● **Set problem**:
Output the material word for word. Leave each picture out.

● **Dataset**:
[BEGIN]
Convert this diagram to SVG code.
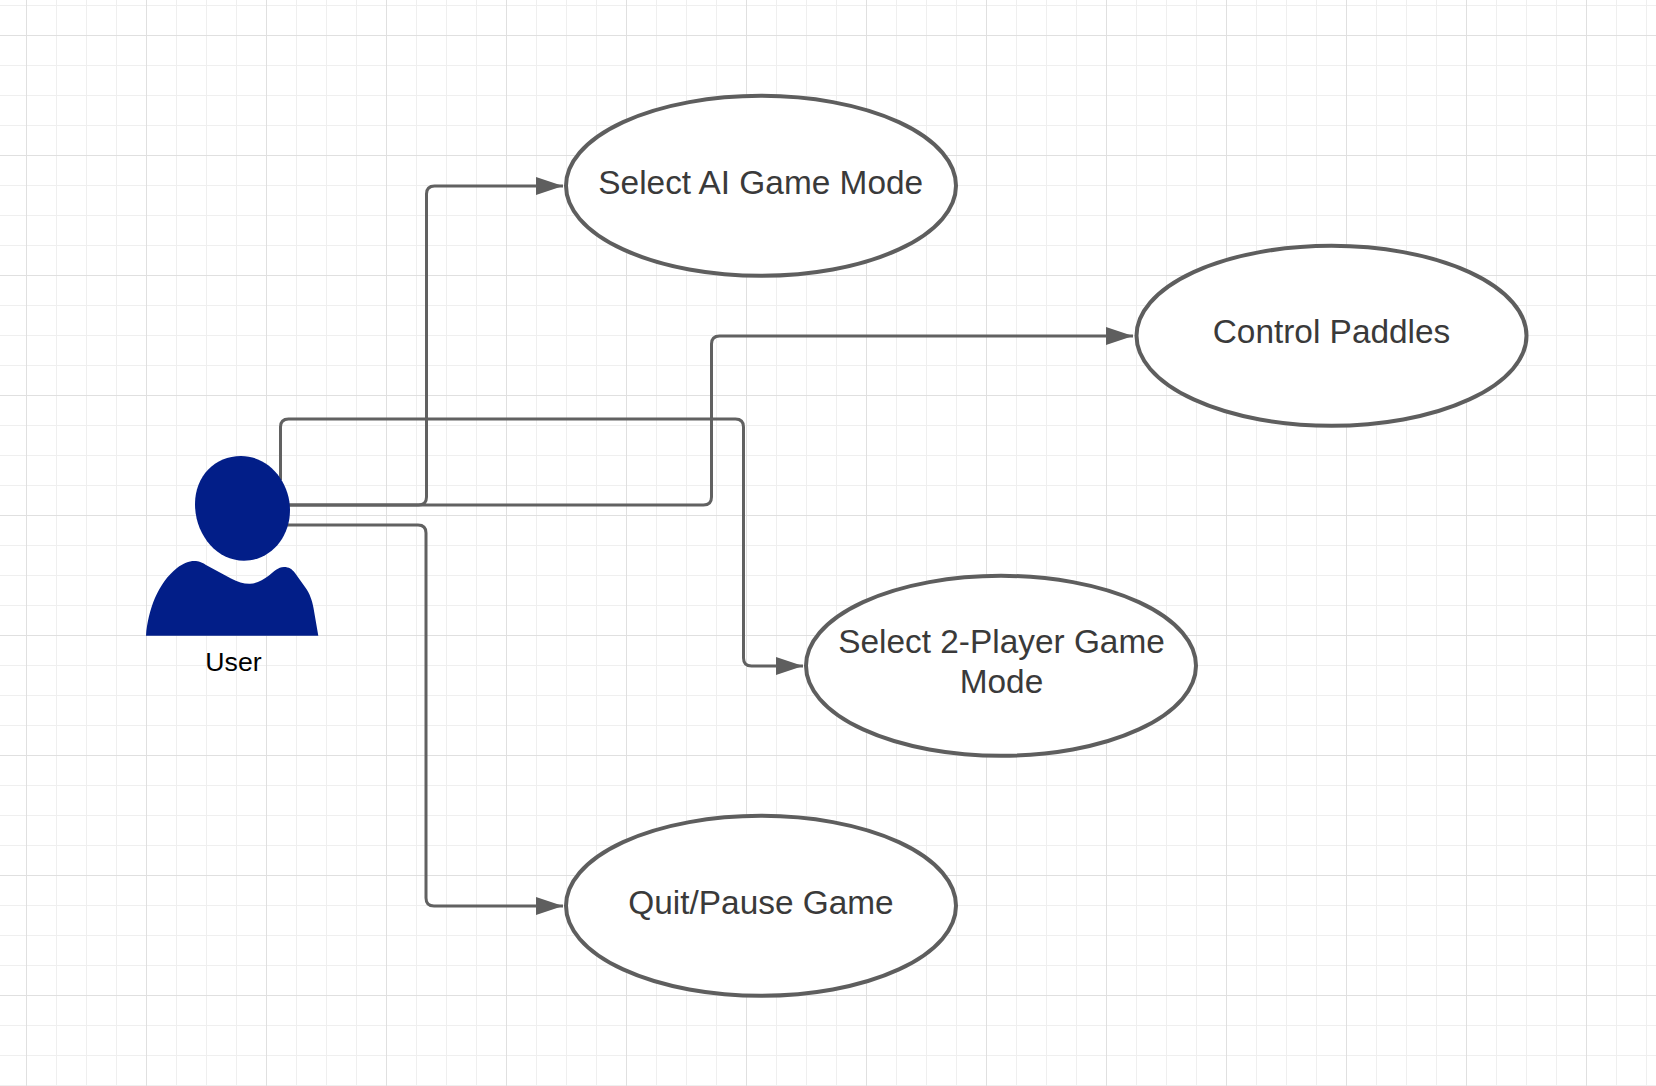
<svg xmlns="http://www.w3.org/2000/svg" width="1656" height="1086" viewBox="0 0 1656 1086">
  <style>
    .minor { stroke: #efefef; stroke-width: 1; fill: none; }
    .major { stroke: #e0e0e0; stroke-width: 1; fill: none; }
    .conn { stroke: #616161; stroke-width: 3; fill: none; marker-end: url(#arrow); }
    .oval { fill: #ffffff; stroke: #5e5e5e; stroke-width: 4; }
    .label { font-family: "Liberation Sans", Arial, sans-serif; font-size: 33.4px; fill: #3a3a3a; text-anchor: middle; }
    .actor-label { font-family: "Liberation Sans", Arial, sans-serif; font-size: 26.67px; fill: #000000; text-anchor: middle; }
    .person { fill: #021e88; }
  </style>
  <defs>
    <marker id="arrow" markerUnits="userSpaceOnUse" markerWidth="28" markerHeight="20" viewBox="0 0 28 20" refX="27" refY="10" orient="auto">
      <path d="M0 1 L27 10 L0 19 Z" fill="#5e5e5e"/>
    </marker>
    <pattern id="gridMinor" patternUnits="userSpaceOnUse" x="26" y="5" width="30" height="30">
      <path class="minor" d="M0.5 0 V30 M0 0.5 H30"/>
    </pattern>
    <pattern id="gridMajor" patternUnits="userSpaceOnUse" x="26" y="35" width="120" height="120">
      <path class="major" d="M0.5 0 V120 M0 0.5 H120"/>
    </pattern>
  </defs>
  <g id="background">
    <rect width="1656" height="1086" fill="#ffffff"/>
    <rect width="1656" height="1086" fill="url(#gridMinor)"/>
    <rect width="1656" height="1086" fill="url(#gridMajor)"/>
  </g>
  <g id="connectors">
    <path id="c-ai" class="conn" d="M280 505 H418.5 Q426.5 505 426.5 497 V194 Q426.5 186 434.5 186 H563"/>
    <path id="c-paddles" class="conn" d="M280 505 H703.5 Q711.5 505 711.5 497 V344 Q711.5 336 719.5 336 H1133"/>
    <path id="c-2p" class="conn" d="M280.5 480 V427 Q280.5 419 288.5 419 H735.5 Q743.5 419 743.5 427 V658 Q743.5 666 751.5 666 H803"/>
    <path id="c-quit" class="conn" d="M280 525 H418 Q426 525 426 533 V898 Q426 906 434 906 H563"/>
  </g>
  <g id="node-user">
    <path class="person" d="M195 504 C195 476 215 456 241 456 C269 456 290 482 290 510 C290 538 270 560.7 244 560.7 C216 560.7 195 534 195 504 Z"/>
    <path class="person" d="M146 635.7 C148 610 158 583 177 568 C184 562.5 190 560.5 196 561 C200 561.5 203 563 206 565 L231 578.5 C238 582 244 584 250 583.8 C257 583.5 263 580 269 575.5 C274 571.5 278 567 284 567 C289 567 292 569 295 573 L305 587 C310 594 312 600 313.5 608 L318.3 635.7 Z"/>
    <text class="actor-label" x="233.5" y="670.6">User</text>
  </g>
  <g id="node-ai">
    <ellipse class="oval" cx="761" cy="185.8" rx="195" ry="90"/>
    <text class="label" x="760.7" y="194">Select AI Game Mode</text>
  </g>
  <g id="node-paddles">
    <ellipse class="oval" cx="1331.5" cy="335.8" rx="195" ry="90"/>
    <text class="label" x="1331.5" y="343">Control Paddles</text>
  </g>
  <g id="node-2p">
    <ellipse class="oval" cx="1001" cy="665.8" rx="195" ry="90"/>
    <text class="label" x="1001.5" y="652.5">Select 2-Player Game</text>
    <text class="label" x="1001.5" y="692.5">Mode</text>
  </g>
  <g id="node-quit">
    <ellipse class="oval" cx="761" cy="905.8" rx="195" ry="90"/>
    <text class="label" x="761" y="913.5">Quit/Pause Game</text>
  </g>
</svg>
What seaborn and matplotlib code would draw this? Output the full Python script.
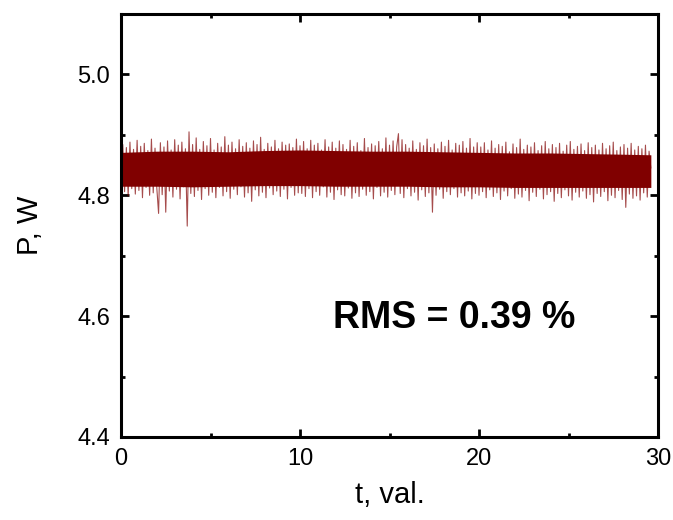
[END]
● **Exercise solution**:
Convert this diagram to SVG code.
<svg xmlns="http://www.w3.org/2000/svg" width="1656" height="1086" viewBox="0 0 1656 1086">
  <style>
    .minor { stroke: #efefef; stroke-width: 1; fill: none; }
    .major { stroke: #e0e0e0; stroke-width: 1; fill: none; }
    .conn { stroke: #616161; stroke-width: 3; fill: none; marker-end: url(#arrow); }
    .oval { fill: #ffffff; stroke: #5e5e5e; stroke-width: 4; }
    .label { font-family: "Liberation Sans", Arial, sans-serif; font-size: 33.4px; fill: #3a3a3a; text-anchor: middle; }
    .actor-label { font-family: "Liberation Sans", Arial, sans-serif; font-size: 26.67px; fill: #000000; text-anchor: middle; }
    .person { fill: #021e88; }
  </style>
  <defs>
    <marker id="arrow" markerUnits="userSpaceOnUse" markerWidth="28" markerHeight="20" viewBox="0 0 28 20" refX="27" refY="10" orient="auto">
      <path d="M0 1 L27 10 L0 19 Z" fill="#5e5e5e"/>
    </marker>
    <pattern id="gridMinor" patternUnits="userSpaceOnUse" x="26" y="5" width="30" height="30">
      <path class="minor" d="M0.5 0 V30 M0 0.5 H30"/>
    </pattern>
    <pattern id="gridMajor" patternUnits="userSpaceOnUse" x="26" y="35" width="120" height="120">
      <path class="major" d="M0.5 0 V120 M0 0.5 H120"/>
    </pattern>
  </defs>
  <g id="background">
    <rect width="1656" height="1086" fill="#ffffff"/>
    <rect width="1656" height="1086" fill="url(#gridMinor)"/>
    <rect width="1656" height="1086" fill="url(#gridMajor)"/>
  </g>
  <g id="connectors">
    <path id="c-ai" class="conn" d="M280 505 H418.5 Q426.5 505 426.5 497 V194 Q426.5 186 434.5 186 H563"/>
    <path id="c-paddles" class="conn" d="M280 505 H703.5 Q711.5 505 711.5 497 V344 Q711.5 336 719.5 336 H1133"/>
    <path id="c-2p" class="conn" d="M280.5 480 V427 Q280.5 419 288.5 419 H735.5 Q743.5 419 743.5 427 V658 Q743.5 666 751.5 666 H803"/>
    <path id="c-quit" class="conn" d="M280 525 H418 Q426 525 426 533 V898 Q426 906 434 906 H563"/>
  </g>
  <g id="node-user">
    <path class="person" d="M195 504 C195 476 215 456 241 456 C269 456 290 482 290 510 C290 538 270 560.7 244 560.7 C216 560.7 195 534 195 504 Z"/>
    <path class="person" d="M146 635.7 C148 610 158 583 177 568 C184 562.5 190 560.5 196 561 C200 561.5 203 563 206 565 L231 578.5 C238 582 244 584 250 583.8 C257 583.5 263 580 269 575.5 C274 571.5 278 567 284 567 C289 567 292 569 295 573 L305 587 C310 594 312 600 313.5 608 L318.3 635.7 Z"/>
    <text class="actor-label" x="233.5" y="670.6">User</text>
  </g>
  <g id="node-ai">
    <ellipse class="oval" cx="761" cy="185.8" rx="195" ry="90"/>
    <text class="label" x="760.7" y="194">Select AI Game Mode</text>
  </g>
  <g id="node-paddles">
    <ellipse class="oval" cx="1331.5" cy="335.8" rx="195" ry="90"/>
    <text class="label" x="1331.5" y="343">Control Paddles</text>
  </g>
  <g id="node-2p">
    <ellipse class="oval" cx="1001" cy="665.8" rx="195" ry="90"/>
    <text class="label" x="1001.5" y="652.5">Select 2-Player Game</text>
    <text class="label" x="1001.5" y="692.5">Mode</text>
  </g>
  <g id="node-quit">
    <ellipse class="oval" cx="761" cy="905.8" rx="195" ry="90"/>
    <text class="label" x="761" y="913.5">Quit/Pause Game</text>
  </g>
</svg>
What seaborn and matplotlib code would draw this? Output the full Python script.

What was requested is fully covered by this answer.